Grapevine: Employer's largesse

Generous CEOs show their appreciation, dancer considers council run, Tel Aviv loses important piece of walking history

Pini Gershon angry 311 (photo credit: BSL)
Pini Gershon angry 311
(photo credit: BSL)
■ MANY COMPANIES that were in the habit of giving their employees pricy gifts at Pessah and Rosh Hashana have stopped the practice because it was just too expensive.
But some company CEOs don’t need a major Jewish holiday to show appreciation to their employees for a job well done. One such example is Gil Sharon, CEO of Pelephone, who treated 300 of his department managers to tickets to the recent Paul Simon concert in the Ramat Gan stadium.
■ IN HOLON they’re thrilled that Pini Gershon, the legendary coach of champions, has agreed to return to the city after a 30-year hiatus to build up a Hapoel Holon hoopsters dream team. In his younger days, Gershon spent a lot of time coaching Holon youngsters. Holon Mayor Motti Sasson is so keen to have Hapoel Holon emerge as a top-ranking team that he has promised to build a 5,000-seat stadium that he says should be completed within three years. Sasson, who has overseen the construction of several cultural and sporting facilities in Holon, is known to be a man who keeps his promises – so the chances are very high that regardless of whether Gershon manages to produce the kind of team everyone in Holon wants to see, at least there will be a stadium, not just for basketball but for sports in general.
■ HERZLIYA MAYOR Yael German recently joined singer Keren Peles and the Machina Band in inaugurating the new promenade on the Accadia Beach.
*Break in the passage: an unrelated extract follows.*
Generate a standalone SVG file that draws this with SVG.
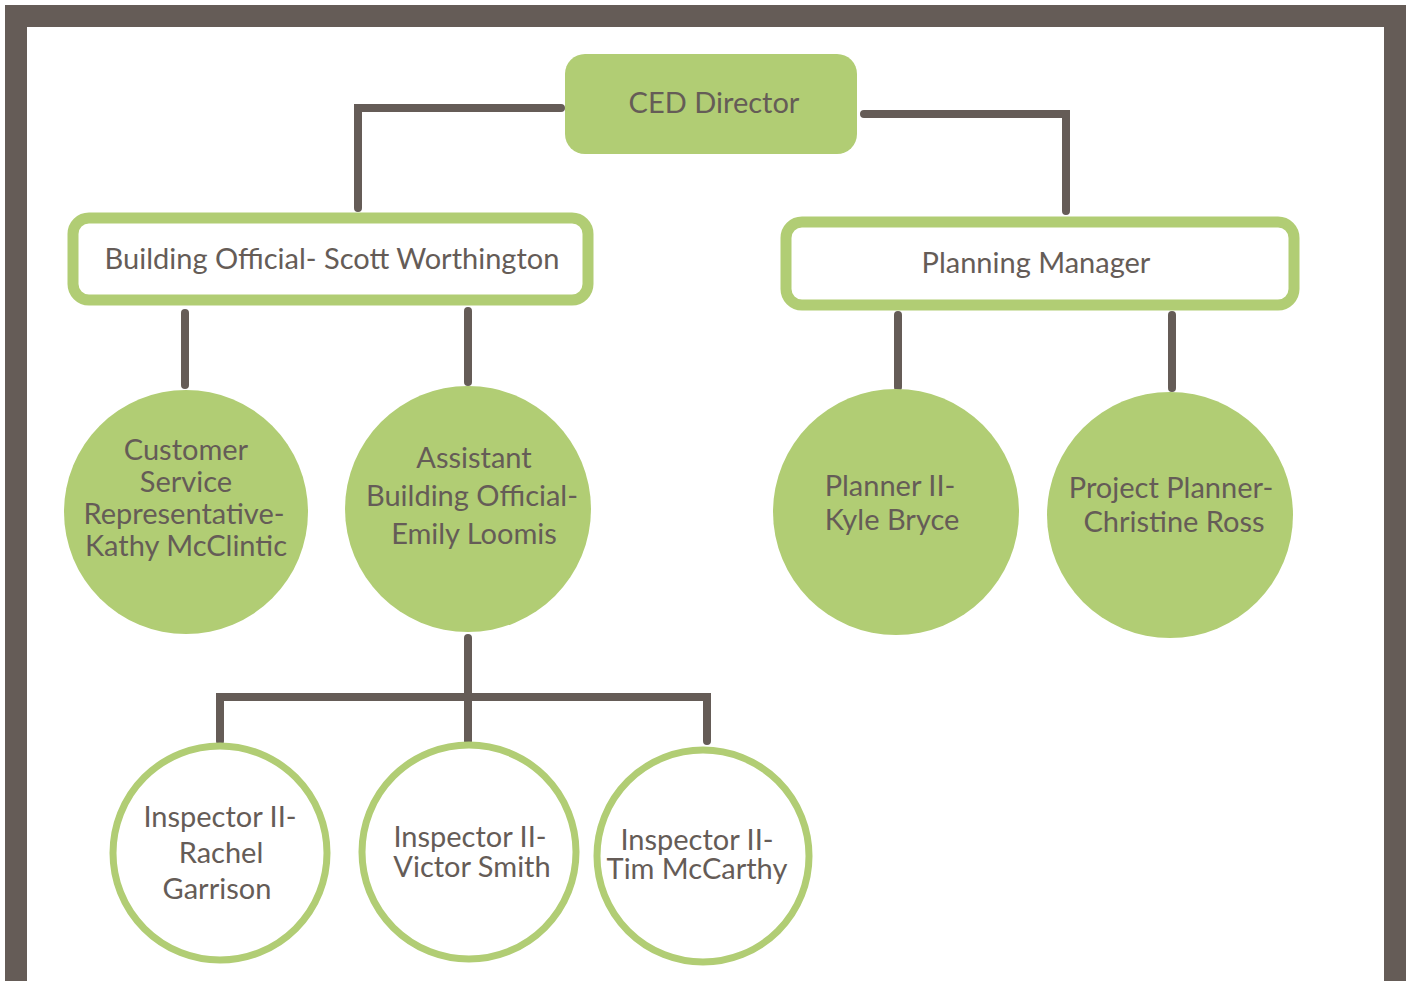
<svg xmlns="http://www.w3.org/2000/svg" width="1410" height="981" viewBox="0 0 1410 981">
<style>
.t{font-family:Lato,"Open Sans","Liberation Sans",sans-serif;font-size:29px;fill:#655c57;text-anchor:middle}
.fill{fill:#b1cd74}
.box{fill:#fff;stroke:#b1cd74;stroke-width:11}
.ring{fill:#fff;stroke:#b1cd74;stroke-width:7}
.c{fill:none;stroke:#655c57;stroke-width:8;stroke-linecap:round;stroke-linejoin:miter}
</style>
<rect x="0" y="0" width="1410" height="981" fill="#fff"/>
<rect id="frame" x="16" y="16" width="1379" height="1000" fill="none" stroke="#655c57" stroke-width="22"/>
<g id="connectors">
<polyline class="c" points="561,108 358,108 358,208"/>
<polyline class="c" points="864,114 1066,114 1066,211"/>
<line class="c" x1="185" y1="313" x2="185" y2="385"/>
<line class="c" x1="468" y1="311" x2="468" y2="382"/>
<line class="c" x1="898" y1="315" x2="898" y2="387"/>
<line class="c" x1="1172" y1="315" x2="1172" y2="388"/>
<line class="c" x1="468" y1="638" x2="468" y2="741"/>
<polyline class="c" points="220,741 220,697 707,697 707,741"/>
</g>
<g id="ced">
<rect class="fill" x="565" y="54" width="292" height="100" rx="20"/>
<text class="t" x="714" y="113">CED Director</text>
</g>
<g id="building-official">
<rect class="box" x="73" y="218" width="515" height="82" rx="16"/>
<text class="t" x="332" y="269">Building Official- Scott Worthington</text>
</g>
<g id="planning-manager">
<rect class="box" x="786" y="222" width="508" height="83" rx="16"/>
<text class="t" x="1036" y="273">Planning Manager</text>
</g>
<g id="csr">
<circle class="fill" cx="186" cy="512" r="122"/>
<text class="t" x="186" y="460">Customer</text>
<text class="t" x="186" y="492">Service</text>
<text class="t" x="184" y="524">Representative-</text>
<text class="t" x="186" y="556">Kathy McClintic</text>
</g>
<g id="assistant">
<circle class="fill" cx="468" cy="509" r="123"/>
<text class="t" x="474" y="468">Assistant</text>
<text class="t" x="472" y="506">Building Official-</text>
<text class="t" x="474" y="544">Emily Loomis</text>
</g>
<g id="planner2">
<circle class="fill" cx="896" cy="512" r="123"/>
<text class="t" x="890" y="496">Planner II-</text>
<text class="t" x="892" y="530">Kyle Bryce</text>
</g>
<g id="project-planner">
<circle class="fill" cx="1170" cy="515" r="123"/>
<text class="t" x="1171" y="498">Project Planner-</text>
<text class="t" x="1174" y="532">Christine Ross</text>
</g>
<g id="rachel">
<circle class="ring" cx="220" cy="853" r="107"/>
<text class="t" x="220" y="827">Inspector II-</text>
<text class="t" x="221" y="863">Rachel</text>
<text class="t" x="217" y="899">Garrison</text>
</g>
<g id="victor">
<circle class="ring" cx="469" cy="852" r="107"/>
<text class="t" x="470" y="847">Inspector II-</text>
<text class="t" x="472" y="877">Victor Smith</text>
</g>
<g id="tim">
<circle class="ring" cx="703" cy="856" r="106"/>
<text class="t" x="697" y="850">Inspector II-</text>
<text class="t" x="697" y="879">Tim McCarthy</text>
</g>
</svg>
Their appearance came toward the tail end of a marathon of summer festivities with leading singers and bands, and attracted tens of thousands of people to the promenade.
According to Yariv Fisher, chairman of the Herzliya Municipal Tourism Development Company, the summer festival was so successful that organizers must immediately put on their thinking caps to figure out an even better festival for next summer.
■ THE DOMINANT language at the Tel Aviv Fairgrounds last week was Russian, although the guest of honor, Prime Minister Binyamin Netanyahu, spoke in Hebrew. The occasion was the 20th anniversary of the Jewish Russian revolution that followed in the immediate aftermath of the fall of communism and has been largely financed by Lev Leviev, although other affluent Jews have since joined in the Jewish renaissance endeavor across the former Soviet Union. Among those present was Rabbi Berel Lazar, the chief rabbi of Russia, as well as several religiously observant MKs and government ministers, among them Eli Yishai, Yuli Edelstein, Ya’acov Litzman and Israel Eichler.
■ PROFESSIONAL DANCER and member of the adjudicating panel for Dancing with the Stars Ido Tadmor is seriously considering running for a seat on the Tel Aviv City Council and sees no reason why the entertainment industry should not be represented. After all, Gila Almagor was a member of the council, and so was Shmuel Woloszni. And let’s face it in America, film actor Ronald Reagan became US president.
■ WITH THE death of Miriam Weissenstein last Friday, Tel Aviv lost an important piece of walking history. Weissenstein, 97, was the focal point of Tamar Tal’s prizewinning documentary film Life in Stills, which won the Best Israeli Film award at Docaviv this past May. Weissenstein had for 70 years maintained the Pri-Or photography studio, which she had started with her late husband, Rudi, who produced riveting portraits of all of Israel’s Who’s Who.
When the building on Allenby Road, leading into Rehov Ben-Yehuda, in which Pri-Or was located was targeted for demolition to make way for a highrise tower, Weissenstein, whose grandson Ben Peter had meanwhile entered the business to help her look after her affairs, moved the studio temporarily to a new location on Rehov Tchernikowsky. Weissenstein had no choice but to reluctantly agree to the move. She was buried last Sunday at the old Herzliya Cemetery.
■ EVEN MAYORS suffer from bureaucratic hassles. According to a report in Yediot Aharonot this week, Ma’alot-Tarshisha Mayor and head of the Union of Local Authorities Shlomo Buhbut, who announced early this year that he was considering running for the Labor Party chairmanship but had not actually registered his name, finally decided to throw his weight behind former party chairman Amir Peretz, who is competing for another chance to lead Labor. In doing so, Buhbut was in breach of the law, and his membership in the party was disqualified. Why? Buhbut, for years identified with the Labor Party, joined Kadima not long after its inception but quickly became disenchanted.
For three years, he had been writing and faxing Kadima to cancel his membership – to no avail. His name continued to appear in the Kadima membership lists. Finally, on Thursday of last week, his name was removed; but Buhbut is still unhappy and blames Kadima for his disqualification from Labor Party membership.